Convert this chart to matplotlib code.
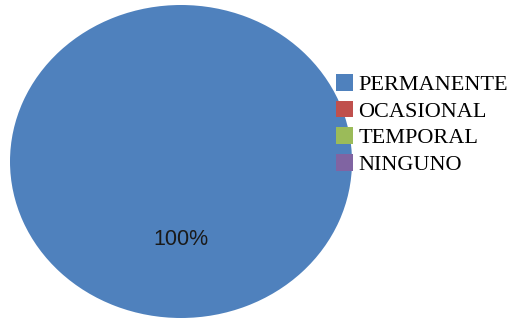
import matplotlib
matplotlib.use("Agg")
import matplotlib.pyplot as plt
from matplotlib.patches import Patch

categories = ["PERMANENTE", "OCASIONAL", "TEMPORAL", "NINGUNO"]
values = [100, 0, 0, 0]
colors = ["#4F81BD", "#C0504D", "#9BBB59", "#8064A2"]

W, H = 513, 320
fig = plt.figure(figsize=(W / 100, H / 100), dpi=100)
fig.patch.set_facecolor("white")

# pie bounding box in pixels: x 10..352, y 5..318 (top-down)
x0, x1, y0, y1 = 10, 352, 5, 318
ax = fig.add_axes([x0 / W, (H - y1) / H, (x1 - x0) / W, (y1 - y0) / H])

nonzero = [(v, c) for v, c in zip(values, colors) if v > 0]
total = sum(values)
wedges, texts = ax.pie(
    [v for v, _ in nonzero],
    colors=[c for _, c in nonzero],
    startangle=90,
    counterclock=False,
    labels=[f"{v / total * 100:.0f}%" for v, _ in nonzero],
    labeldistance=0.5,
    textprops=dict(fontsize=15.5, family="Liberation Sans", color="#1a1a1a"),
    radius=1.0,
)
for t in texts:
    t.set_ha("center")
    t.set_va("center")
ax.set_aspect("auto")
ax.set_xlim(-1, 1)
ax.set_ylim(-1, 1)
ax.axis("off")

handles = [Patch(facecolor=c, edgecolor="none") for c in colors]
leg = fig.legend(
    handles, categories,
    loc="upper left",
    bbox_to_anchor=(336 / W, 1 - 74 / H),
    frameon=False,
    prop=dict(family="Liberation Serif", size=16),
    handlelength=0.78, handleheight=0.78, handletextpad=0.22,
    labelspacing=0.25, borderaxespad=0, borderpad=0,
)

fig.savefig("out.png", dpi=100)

____________________

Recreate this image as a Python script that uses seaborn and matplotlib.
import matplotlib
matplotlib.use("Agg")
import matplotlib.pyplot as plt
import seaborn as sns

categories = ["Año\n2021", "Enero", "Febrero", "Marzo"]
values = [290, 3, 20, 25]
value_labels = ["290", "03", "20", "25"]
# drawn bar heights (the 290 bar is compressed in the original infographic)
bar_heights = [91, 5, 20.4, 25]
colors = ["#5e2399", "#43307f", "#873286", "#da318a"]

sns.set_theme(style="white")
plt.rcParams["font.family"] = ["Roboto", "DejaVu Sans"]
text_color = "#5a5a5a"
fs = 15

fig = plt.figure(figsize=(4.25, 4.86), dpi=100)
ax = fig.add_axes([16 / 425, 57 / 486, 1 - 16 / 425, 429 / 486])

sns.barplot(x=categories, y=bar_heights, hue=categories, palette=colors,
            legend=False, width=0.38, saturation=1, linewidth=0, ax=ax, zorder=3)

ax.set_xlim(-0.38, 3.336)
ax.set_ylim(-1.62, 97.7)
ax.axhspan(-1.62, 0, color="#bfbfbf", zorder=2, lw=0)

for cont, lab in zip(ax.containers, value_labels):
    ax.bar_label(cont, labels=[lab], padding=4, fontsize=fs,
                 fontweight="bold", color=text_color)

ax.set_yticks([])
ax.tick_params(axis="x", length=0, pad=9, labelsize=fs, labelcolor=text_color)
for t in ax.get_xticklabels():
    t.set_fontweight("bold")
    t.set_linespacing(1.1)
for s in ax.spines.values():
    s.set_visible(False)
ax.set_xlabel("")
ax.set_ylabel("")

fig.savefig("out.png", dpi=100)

____________________

From the records above, quote word for word only the lines beginning at the line that has "Convert this chart to matplotlib code." and stopping after the line that has "ax = fig.add_axes([x0". Omit the pictures.

Convert this chart to matplotlib code.
import matplotlib
matplotlib.use("Agg")
import matplotlib.pyplot as plt
from matplotlib.patches import Patch

categories = ["PERMANENTE", "OCASIONAL", "TEMPORAL", "NINGUNO"]
values = [100, 0, 0, 0]
colors = ["#4F81BD", "#C0504D", "#9BBB59", "#8064A2"]

W, H = 513, 320
fig = plt.figure(figsize=(W / 100, H / 100), dpi=100)
fig.patch.set_facecolor("white")

# pie bounding box in pixels: x 10..352, y 5..318 (top-down)
x0, x1, y0, y1 = 10, 352, 5, 318
ax = fig.add_axes([x0 / W, (H - y1) / H, (x1 - x0) / W, (y1 - y0) / H])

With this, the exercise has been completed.